Plotting code records
— START —
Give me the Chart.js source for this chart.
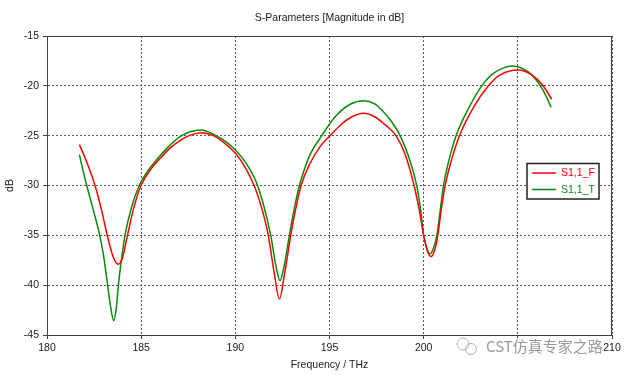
<!DOCTYPE html>
<html>
<head>
<meta charset="utf-8">
<script src="https://cdn.jsdelivr.net/npm/chart.js@4.4.0/dist/chart.umd.min.js"></script>
<style>
  html, body { margin: 0; padding: 0; background: #fff; }
  #wrap { width: 624px; height: 375px; }
</style>
</head>
<body>
<div id="wrap"><canvas id="sparChart" width="624" height="375"></canvas></div>
<script>
// S1,1 (F) - frequência em THz / magnitude em dB
const freqF = [181.72, 182.1, 182.55, 182.9, 183.2, 183.52, 183.79, 184.0, 184.25, 184.6, 184.99, 185.5, 186.0, 186.5, 187.06, 187.6, 188.2, 188.83, 189.4, 190.0, 190.4, 190.78, 191.1, 191.45, 191.75, 192.05, 192.34, 192.62, 192.94, 193.2, 193.49, 193.97, 194.5, 195.03, 195.6, 196.1, 196.8, 197.4, 197.86, 198.2, 198.53, 199.0, 199.49, 199.75, 200.0, 200.2, 200.39, 200.58, 200.75, 200.95, 201.14, 201.5, 201.9, 202.6, 203.44, 204.06, 205.03, 205.74, 206.3, 206.8];
const dbF = [-25.9, -27.6, -30, -32.5, -35, -37.2, -37.9, -37.3, -35.2, -32.3, -30, -28.4, -27.3, -26.3, -25.5, -24.95, -24.7, -25.0, -25.7, -26.77, -27.8, -29.1, -30.5, -32.6, -35, -38.6, -41.38, -38.8, -35, -32.4, -30, -27.77, -26.1, -25, -23.9, -23.2, -22.75, -23.1, -23.76, -24.3, -25, -26.8, -30, -32.3, -35, -36.6, -37.13, -36.5, -35, -32.2, -30, -27.3, -25, -22.3, -20, -18.9, -18.41, -18.9, -19.9, -21.35];

// S1,1 (T)
const freqT = [181.72, 181.9, 182.11, 182.45, 182.8, 183.0, 183.22, 183.38, 183.54, 183.68, 183.79, 183.95, 184.14, 184.5, 184.9, 185.4, 185.83, 186.4, 187.06, 187.6, 188.2, 188.92, 189.5, 190.0, 190.4, 190.78, 191.1, 191.45, 191.88, 192.15, 192.37, 192.6, 192.87, 193.1, 193.4, 193.7, 193.97, 194.59, 195.3, 196.1, 196.8, 197.4, 197.86, 198.3, 198.75, 199.2, 199.63, 199.83, 200.0, 200.17, 200.34, 200.52, 200.7, 200.88, 201.05, 201.35, 201.72, 202.4, 203.08, 203.6, 204.06, 204.73, 205.3, 205.74, 206.3, 206.77];
const dbT = [-26.9, -28.4, -30, -32.4, -35, -37.0, -40, -42.2, -43.55, -42.3, -40, -37.5, -35, -32.1, -30, -28.4, -27.4, -26.2, -25.1, -24.6, -24.43, -24.95, -25.6, -26.43, -27.3, -28.4, -29.6, -31.6, -35, -38.0, -39.54, -38.0, -35, -32.6, -30, -28.2, -26.9, -25, -23.1, -21.85, -21.49, -21.8, -22.6, -23.6, -25, -27.1, -30, -32.3, -35, -36.3, -36.87, -36.3, -35, -32.5, -30, -27.4, -25, -22.2, -20, -18.9, -18.35, -18.01, -18.3, -18.9, -20.3, -22.15];

const xTicks = [180, 185, 190, 195, 200, 205, 210];
const yTicks = [-45, -40, -35, -30, -25, -20, -15];
const seriesNames = ['S1,1_F', 'S1,1_T'];

const CORES = { f: '#ff0000', t: '#0a8a0a', eixo: '#404040', grade: '#555555', texto: '#1a1a1a' };
const FONTE = "'Liberation Sans', Arial, sans-serif";
const TAM = 10.5;

function pares(xs, ys) {
    return xs.map((x, i) => ({ x: x, y: ys[i] }));
}

// titulo, moldura, legenda e marca d'agua
const extras = {
    id: 'extras',
    afterDraw(chart) {
        const ctx = chart.ctx;
        const a = chart.chartArea;
        ctx.save();
        ctx.setLineDash([]);

        // moldura
        ctx.strokeStyle = CORES.eixo;
        ctx.lineWidth = 1;
        ctx.strokeRect(a.left + 0.5, a.top + 0.5, a.right - a.left - 1, a.bottom - a.top);

        // titulo
        ctx.fillStyle = CORES.texto;
        ctx.font = TAM + 'px ' + FONTE;
        ctx.textAlign = 'center';
        ctx.textBaseline = 'middle';
        ctx.fillText('S-Parameters [Magnitude in dB]', (a.left + a.right) / 2, 18);

        // legenda
        const lx = 527, ly = 163.5, lw = 72, lh = 35.5;
        ctx.fillStyle = '#fff';
        ctx.fillRect(lx, ly, lw, lh);
        ctx.strokeStyle = '#222';
        ctx.lineWidth = 1.5;
        ctx.strokeRect(lx, ly, lw, lh);
        const cores = [CORES.f, CORES.t];
        ctx.textAlign = 'left';
        ctx.font = TAM + 'px ' + FONTE;
        seriesNames.forEach((nome, i) => {
            const yy = ly + 9.5 + i * 16.5;
            ctx.strokeStyle = cores[i];
            ctx.lineWidth = 1.5;
            ctx.beginPath();
            ctx.moveTo(lx + 5, yy);
            ctx.lineTo(lx + 29, yy);
            ctx.stroke();
            ctx.fillStyle = cores[i];
            ctx.fillText(nome, lx + 34, yy + 0.5);
        });

        // marca d'agua
        ctx.fillStyle = '#fff';
        ctx.fillRect(505, 338, 97, 17);
        ctx.strokeStyle = '#b0b0b0';
        ctx.lineWidth = 1;
        ctx.beginPath();
        ctx.arc(463, 344, 6, 0, Math.PI * 2);
        ctx.stroke();
        ctx.beginPath();
        ctx.arc(471, 349, 5.5, 0, Math.PI * 2);
        ctx.stroke();
        ctx.fillStyle = '#9a9a9a';
        ctx.font = "15px 'Noto Sans CJK SC', sans-serif";
        ctx.textAlign = 'left';
        ctx.fillText('CST仿真专家之路', 486, 346);

        ctx.restore();
    }
};

const grade = {
    color: CORES.grade,
    lineWidth: 1,
    drawTicks: true,
    tickLength: 4,
    tickColor: CORES.eixo,
    tickBorderDash: []
};

new Chart(document.getElementById('sparChart').getContext('2d'), {
    type: 'line',
    data: {
        datasets: [
            {
                label: seriesNames[0],
                data: pares(freqF, dbF),
                borderColor: CORES.f,
                backgroundColor: CORES.f,
                borderWidth: 1.5,
                pointRadius: 0,
                cubicInterpolationMode: 'monotone'
            },
            {
                label: seriesNames[1],
                data: pares(freqT, dbT),
                borderColor: CORES.t,
                backgroundColor: CORES.t,
                borderWidth: 1.5,
                pointRadius: 0,
                cubicInterpolationMode: 'monotone'
            }
        ]
    },
    options: {
        responsive: false,
        animation: false,
        devicePixelRatio: 1,
        layout: { padding: { top: 36, right: 12, left: 0, bottom: 0 } },
        plugins: {
            legend: { display: false },
            tooltip: { enabled: false }
        },
        scales: {
            x: {
                type: 'linear',
                min: xTicks[0],
                max: xTicks[xTicks.length - 1],
                afterBuildTicks: function(scale) {
                    scale.ticks = xTicks.map(v => ({ value: v }));
                },
                afterFit: function(scale) { scale.height = 40; },
                grid: grade,
                border: { display: true, color: CORES.eixo, dash: [2, 2] },
                ticks: {
                    color: CORES.texto,
                    font: { family: FONTE, size: TAM },
                    padding: 3,
                    maxRotation: 0
                },
                title: {
                    display: true,
                    text: 'Frequency / THz',
                    color: CORES.texto,
                    font: { family: FONTE, size: TAM },
                    padding: { top: 0, bottom: 4 }
                }
            },
            y: {
                min: yTicks[0],
                max: yTicks[yTicks.length - 1],
                afterBuildTicks: function(scale) {
                    scale.ticks = yTicks.map(v => ({ value: v }));
                },
                afterFit: function(scale) { scale.width = 47; },
                grid: grade,
                border: { display: true, color: CORES.eixo, dash: [2, 2] },
                ticks: {
                    color: CORES.texto,
                    font: { family: FONTE, size: TAM },
                    padding: 4
                },
                title: {
                    display: true,
                    text: 'dB',
                    color: CORES.texto,
                    font: { family: FONTE, size: TAM },
                    padding: { top: 4, bottom: 0 }
                }
            }
        }
    },
    plugins: [extras]
});
</script>
</body>
</html>
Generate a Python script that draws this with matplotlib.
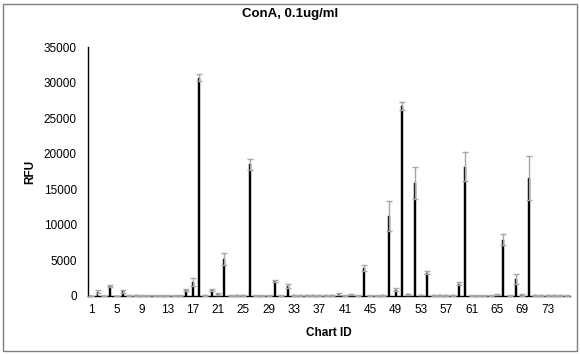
import matplotlib.pyplot as plt
from matplotlib.patches import Rectangle
import numpy as np

plt.rcParams['font.family'] = ['Liberation Sans', 'DejaVu Sans']

# RFU por chart ID (1..76) y su desviacion
chart_ids = list(range(1, 77))
rfu = [0, 600, 0, 1400, 0, 650, 50, 80, 60, 60,
       50, 50, 60, 60, 50, 900, 2000, 30700, 80, 900,
       250, 5200, 50, 120, 120, 18500, 50, 50, 50, 2100,
       50, 1400, 80, 80, 80, 80, 80, 80, 80, 300,
       50, 200, 50, 3900, 50, 50, 100, 11300, 900, 26700,
       250, 15900, 150, 3300, 100, 100, 100, 100, 1700, 18200,
       50, 50, 50, 50, 200, 7900, 50, 2350, 150, 16600,
       80, 80, 80, 80, 80, 60]
err = [0, 200, 0, 200, 0, 200, 30, 30, 30, 30,
       30, 30, 30, 30, 30, 150, 600, 500, 30, 150,
       150, 900, 30, 50, 50, 800, 30, 30, 30, 200,
       30, 250, 40, 40, 40, 40, 40, 40, 40, 150,
       30, 100, 30, 400, 30, 30, 60, 2100, 200, 600,
       100, 2200, 60, 250, 50, 50, 50, 50, 200, 2000,
       30, 30, 30, 30, 100, 800, 30, 700, 80, 3100,
       40, 40, 40, 40, 40, 30]
tick_ids = list(range(1, 77, 4))

fig = plt.figure(figsize=(5.8, 3.54), dpi=100)
ax = fig.add_axes([88 / 580, 1 - 296 / 354, 482 / 580, 249 / 354])

ax.bar(chart_ids, rfu, width=0.3, color='black', edgecolor='black', lw=0.3, zorder=2)
ax.errorbar(chart_ids, rfu, yerr=err, fmt='none', ecolor='#a6a6a6',
            elinewidth=1, capsize=2.2, capthick=1, zorder=3)

ax.set_xlim(0.5, 76.5)
ax.set_ylim(0, 35000)
ax.set_yticks(np.arange(0, 35001, 5000))
ax.set_xticks(tick_ids)
ax.tick_params(length=0, labelsize=8.5, pad=6)
ax.tick_params(axis='y', pad=8)

for s in ['top', 'right']:
    ax.spines[s].set_visible(False)
for s in ['left', 'bottom']:
    ax.spines[s].set_color('black')
    ax.spines[s].set_linewidth(1)

fig.text(30 / 580, 1 - 172 / 354, 'RFU', ha='center', va='center', rotation=90,
         fontsize=8.5, fontweight='bold')
fig.text(0.5, 1 - 14 / 354, 'ConA, 0.1ug/ml', ha='center', va='center',
         fontsize=9.5, fontweight='bold')
fig.text(329 / 580, 1 - 333 / 354, 'Chart ID', ha='center', va='center',
         fontsize=8.5, fontweight='bold')

# marco exterior del grafico
fig.patches.append(Rectangle((3 / 580, 3 / 354), 574 / 580, 347 / 354,
                             transform=fig.transFigure, fill=False,
                             edgecolor='#7f7f7f', lw=1))

fig.savefig('out.png', dpi=100)
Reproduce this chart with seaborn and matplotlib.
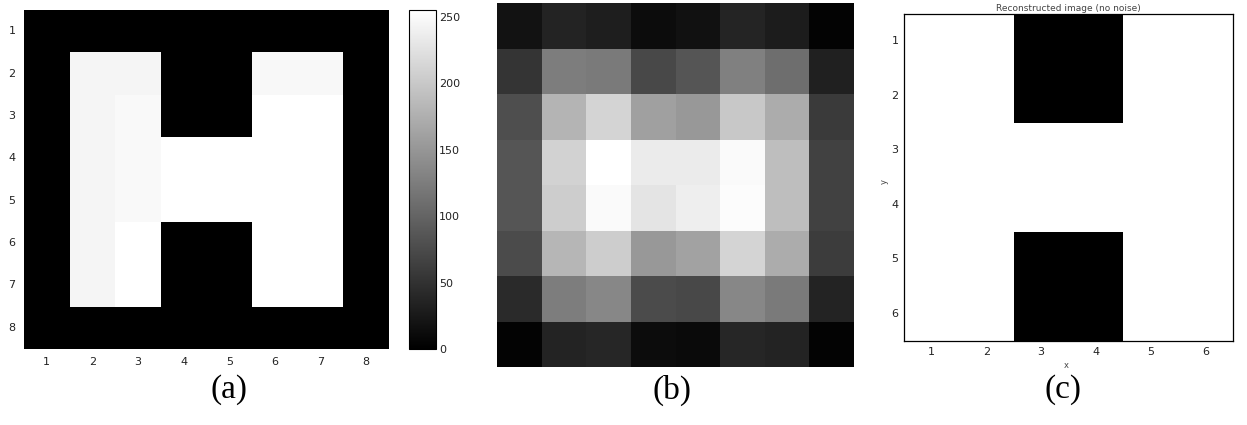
— END —
◆ **EXERCISE OBJECTIVE**
Restate each line from the start of the listing through the line bearing "-18.9, -20.3, -22.15];" word for word. Drop the pictures.

◆ **REPLY TO THE EXERCISE**
Give me the Chart.js source for this chart.
<!DOCTYPE html>
<html>
<head>
<meta charset="utf-8">
<script src="https://cdn.jsdelivr.net/npm/chart.js@4.4.0/dist/chart.umd.min.js"></script>
<style>
  html, body { margin: 0; padding: 0; background: #fff; }
  #wrap { width: 624px; height: 375px; }
</style>
</head>
<body>
<div id="wrap"><canvas id="sparChart" width="624" height="375"></canvas></div>
<script>
// S1,1 (F) - frequência em THz / magnitude em dB
const freqF = [181.72, 182.1, 182.55, 182.9, 183.2, 183.52, 183.79, 184.0, 184.25, 184.6, 184.99, 185.5, 186.0, 186.5, 187.06, 187.6, 188.2, 188.83, 189.4, 190.0, 190.4, 190.78, 191.1, 191.45, 191.75, 192.05, 192.34, 192.62, 192.94, 193.2, 193.49, 193.97, 194.5, 195.03, 195.6, 196.1, 196.8, 197.4, 197.86, 198.2, 198.53, 199.0, 199.49, 199.75, 200.0, 200.2, 200.39, 200.58, 200.75, 200.95, 201.14, 201.5, 201.9, 202.6, 203.44, 204.06, 205.03, 205.74, 206.3, 206.8];
const dbF = [-25.9, -27.6, -30, -32.5, -35, -37.2, -37.9, -37.3, -35.2, -32.3, -30, -28.4, -27.3, -26.3, -25.5, -24.95, -24.7, -25.0, -25.7, -26.77, -27.8, -29.1, -30.5, -32.6, -35, -38.6, -41.38, -38.8, -35, -32.4, -30, -27.77, -26.1, -25, -23.9, -23.2, -22.75, -23.1, -23.76, -24.3, -25, -26.8, -30, -32.3, -35, -36.6, -37.13, -36.5, -35, -32.2, -30, -27.3, -25, -22.3, -20, -18.9, -18.41, -18.9, -19.9, -21.35];

// S1,1 (T)
const freqT = [181.72, 181.9, 182.11, 182.45, 182.8, 183.0, 183.22, 183.38, 183.54, 183.68, 183.79, 183.95, 184.14, 184.5, 184.9, 185.4, 185.83, 186.4, 187.06, 187.6, 188.2, 188.92, 189.5, 190.0, 190.4, 190.78, 191.1, 191.45, 191.88, 192.15, 192.37, 192.6, 192.87, 193.1, 193.4, 193.7, 193.97, 194.59, 195.3, 196.1, 196.8, 197.4, 197.86, 198.3, 198.75, 199.2, 199.63, 199.83, 200.0, 200.17, 200.34, 200.52, 200.7, 200.88, 201.05, 201.35, 201.72, 202.4, 203.08, 203.6, 204.06, 204.73, 205.3, 205.74, 206.3, 206.77];
const dbT = [-26.9, -28.4, -30, -32.4, -35, -37.0, -40, -42.2, -43.55, -42.3, -40, -37.5, -35, -32.1, -30, -28.4, -27.4, -26.2, -25.1, -24.6, -24.43, -24.95, -25.6, -26.43, -27.3, -28.4, -29.6, -31.6, -35, -38.0, -39.54, -38.0, -35, -32.6, -30, -28.2, -26.9, -25, -23.1, -21.85, -21.49, -21.8, -22.6, -23.6, -25, -27.1, -30, -32.3, -35, -36.3, -36.87, -36.3, -35, -32.5, -30, -27.4, -25, -22.2, -20, -18.9, -18.35, -18.01, -18.3, -18.9, -20.3, -22.15];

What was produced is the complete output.